Stability of body mass index in Australian children: a prospective cohort study across the middle childhood years

Kylie Hesketh, Melissa Wake, Elizabeth Waters, John Carlin, David Crawford
Public Health Nutrition 2004, 7 (2): 303-9

OBJECTIVE: To investigate the prevalence and incidence of overweight and obesity, the frequency of overweight resolution and the influence of parental adiposity during middle childhood.

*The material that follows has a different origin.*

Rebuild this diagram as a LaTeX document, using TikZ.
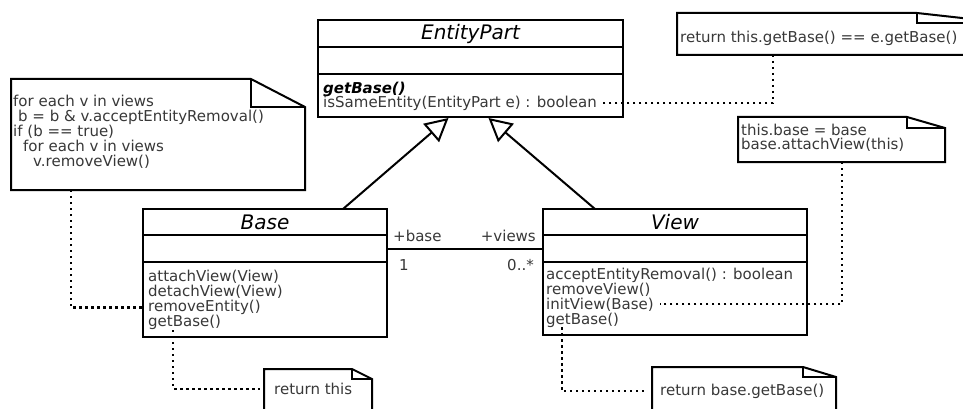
\documentclass[tikz,border=0pt]{standalone}
\usepackage{fontspec}
\setmainfont{DejaVu Sans}
\usetikzlibrary{arrows.meta, positioning}

% note with a folded corner: name, x, y, width, height, fold width, fold height
\newcommand{\umlnote}[7]{%
  \node[notebg, anchor=north west, minimum width=#4pt, minimum height=#5pt] (#1) at (#2,#3) {};
  \draw[noteline, fill=white] (#1.north west) -- ([xshift=-#6pt]#1.north east)
    -- ([yshift=-#7pt]#1.north east) -- (#1.south east) -- (#1.south west) -- cycle;
  \draw[noteline] ([xshift=-#6pt]#1.north east) |- ([yshift=-#7pt]#1.north east);
}

\begin{document}
\begin{tikzpicture}[x=1pt, y=-1pt,
  compart/.style={rectangle, draw=black, line width=2pt, inner sep=0pt,
                  outer sep=0pt, fill=white},
  classname/.style={compart, font=\fontsize{20}{22}\selectfont\itshape},
  op/.style={inner sep=0pt, anchor=base west, text=black!78,
             font=\fontsize{15}{15}\selectfont},
  notetext/.style={inner sep=0pt, anchor=north west, align=left, text=black!78,
                   font=\fontsize{15}{15}\selectfont},
  role/.style={inner sep=0pt, text=black!78, font=\fontsize{15}{15}\selectfont},
  notebg/.style={inner sep=0pt, outer sep=0pt},
  noteline/.style={line width=2pt, line join=miter},
  dotline/.style={line width=2.2pt, dash pattern=on 2.2pt off 3.8pt},
  inherit/.style={line width=2pt, -{Triangle[length=23pt, width=24pt, fill=white]}},
  assoc/.style={line width=2pt},
]
  \useasboundingbox (0,0) rectangle (963,409);
  \fill[white] (0,0) rectangle (963,409);
  \clip (0,0) rectangle (963,409);

  % notes
  \umlnote{noteremove}{11}{79}{294}{111}{54}{28}
  \umlnote{notesame}{677}{13}{330}{42}{90}{10}
  \umlnote{noteinit}{738}{117}{207}{45}{38}{11}
  \umlnote{notethis}{264}{369}{108}{60}{20}{10}
  \umlnote{notebase}{652}{367}{184}{60}{33}{10}

  \node[notetext] (noteremovetxt) at ([xshift=2pt, yshift=-15.6pt]noteremove.north west)
    {for each v in views\\\hspace*{5pt}b = b \& v.acceptEntityRemoval()\\if (b == true)\\\hspace*{10pt}for each v in views\\\hspace*{20pt}v.removeView()};
  \node[notetext] (notesametxt) at ([xshift=3pt, yshift=-18pt]notesame.north west)
    {return this.getBase() == e.getBase()};
  \node[notetext, font=\fontsize{15}{14.3}\selectfont] (noteinittxt) at ([xshift=3pt, yshift=-6.6pt]noteinit.north west)
    {this.base = base\\base.attachView(this)};
  \node[notetext] (notethistxt) at ([xshift=10pt, yshift=-13.6pt]notethis.north west) {return this};
  \node[notetext] (notebasetxt) at ([xshift=8pt, yshift=-16.6pt]notebase.north west) {return base.getBase()};

  % classes
  \node[classname, minimum width=305pt, minimum height=27pt, anchor=north west] (entity) at (318,20) {EntityPart};
  \node[compart, minimum width=305pt, minimum height=27pt, below=0pt of entity] (entityattr) {};
  \node[compart, minimum width=305pt, minimum height=43pt, below=0pt of entityattr] (entityops) {};

  \node[classname, minimum width=244pt, minimum height=26pt, anchor=north west] (base) at (143,209) {Base};
  \node[compart, minimum width=244pt, minimum height=27pt, below=0pt of base] (baseattr) {};
  \node[compart, minimum width=244pt, minimum height=75pt, below=0pt of baseattr] (baseops) {};

  \node[classname, minimum width=264pt, minimum height=26pt, anchor=north west] (view) at (543,209) {View};
  \node[compart, minimum width=264pt, minimum height=27pt, below=0pt of view] (viewattr) {};
  \node[compart, minimum width=264pt, minimum height=73pt, below=0pt of viewattr] (viewops) {};

  % operations
  \node[op, text=black, font=\fontsize{15}{15}\selectfont\bfseries\itshape] (epGetBase)
    at ([xshift=5pt, yshift=-19.5pt]entityops.north west) {getBase()};
  \node[op] (epSame) at ([yshift=-14pt]epGetBase.base west) {isSameEntity(EntityPart e) : boolean};

  \node[op] (bAttach) at ([xshift=5pt, yshift=-19.7pt]baseops.north west) {attachView(View)};
  \node[op] (bDetach) at ([yshift=-15pt]bAttach.base west) {detachView(View)};
  \node[op] (bRemove) at ([yshift=-15pt]bDetach.base west) {removeEntity()};
  \node[op] (bGetBase) at ([yshift=-15pt]bRemove.base west) {getBase()};

  \node[op] (vAccept) at ([xshift=3pt, yshift=-17pt]viewops.north west) {acceptEntityRemoval() : boolean};
  \node[op] (vRemove) at ([yshift=-15pt]vAccept.base west) {removeView()};
  \node[op] (vInit) at ([yshift=-15pt]vRemove.base west) {initView(Base)};
  \node[op] (vGetBase) at ([yshift=-15pt]vInit.base west) {getBase()};

  % relations
  \draw[inherit] ([xshift=78pt]base.north) -- ([xshift=-22pt, yshift=-1pt]entityops.south);
  \draw[inherit] ([xshift=-80pt]view.north) -- ([xshift=18pt, yshift=-1pt]entityops.south);

  \draw[assoc] (baseattr.east) -- (viewattr.west);
  \node[role, anchor=base west] (roleBase) at ([xshift=6pt, yshift=7pt]baseattr.east) {+base};
  \node[role, anchor=base west] (multBase) at ([xshift=12pt, yshift=-21.5pt]baseattr.east) {1};
  \node[role, anchor=base east] (roleViews) at ([xshift=-7pt, yshift=7pt]viewattr.west) {+views};
  \node[role, anchor=base east] (multViews) at ([xshift=-9pt, yshift=-21.5pt]viewattr.west) {0..*};

  % note links
  \draw[dotline] ([xshift=60pt]noteremove.south west) |- (baseops.west |- bRemove.west);
  \draw[dotline] ([xshift=96pt]notesame.south west) |- ([xshift=3pt]epSame.east);
  \draw[dotline] ([xshift=104pt]noteinit.south west) |- ([xshift=6pt]vInit.east);
  \draw[dotline] ([xshift=25pt]bGetBase.south west) |- ([xshift=-4pt]notethis.west |- notethistxt.west);
  \draw[dotline] ([xshift=16pt]vGetBase.south west) |- ([xshift=-4pt]notebase.west |- notebasetxt.west);
\end{tikzpicture}
\end{document}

DESIGN: As part of a prospective cohort study, height and weight were measured in 1997 and 2000/2001. Children were classified as non-overweight, overweight or obese based on standard international definitions. Body mass index (BMI) was transformed into age- and gender-specific Z-scores employing the LMS method and 2000 growth chart data of the Centers for Disease Control and Prevention. Parents self-reported height and weight, and were classified as underweight, healthy weight, overweight or obese based on World Health Organization definitions.

SETTING: Primary schools in Victoria, Australia.

SUBJECTS: In total, 1438 children aged 5-10 years at baseline.

RESULTS: The prevalence of overweight and obesity increased between baseline (15.0 and 4.3%, respectively) and follow-up (19.7 and 4.8%, respectively; P<0.001 for increase in overweight and obesity combined). There were 140 incident cases of overweight (9.7% of the cohort) and 24 of obesity (1.7% of the cohort); only 3.8% of the cohort (19.8% of overweight/obese children) resolved to a healthy weight. The stability of child adiposity as measured by BMI category (84.8% remained in the same category) and BMI Z-score (r=0.84; mean change=-0.05) was extremely high. Mean change in BMI Z-score decreased with age (linear trend beta=0.03, 95% confidence interval 0.01-0.05). The influence of parental adiposity largely disappeared when children's baseline BMI was adjusted for.

CONCLUSIONS: During middle childhood, the incidence of overweight/obesity exceeds the proportion of children resolving to non-overweight. However, for most children adiposity remains stable, and stability appears to increase with age. Prevention strategies targeting children in early childhood are required.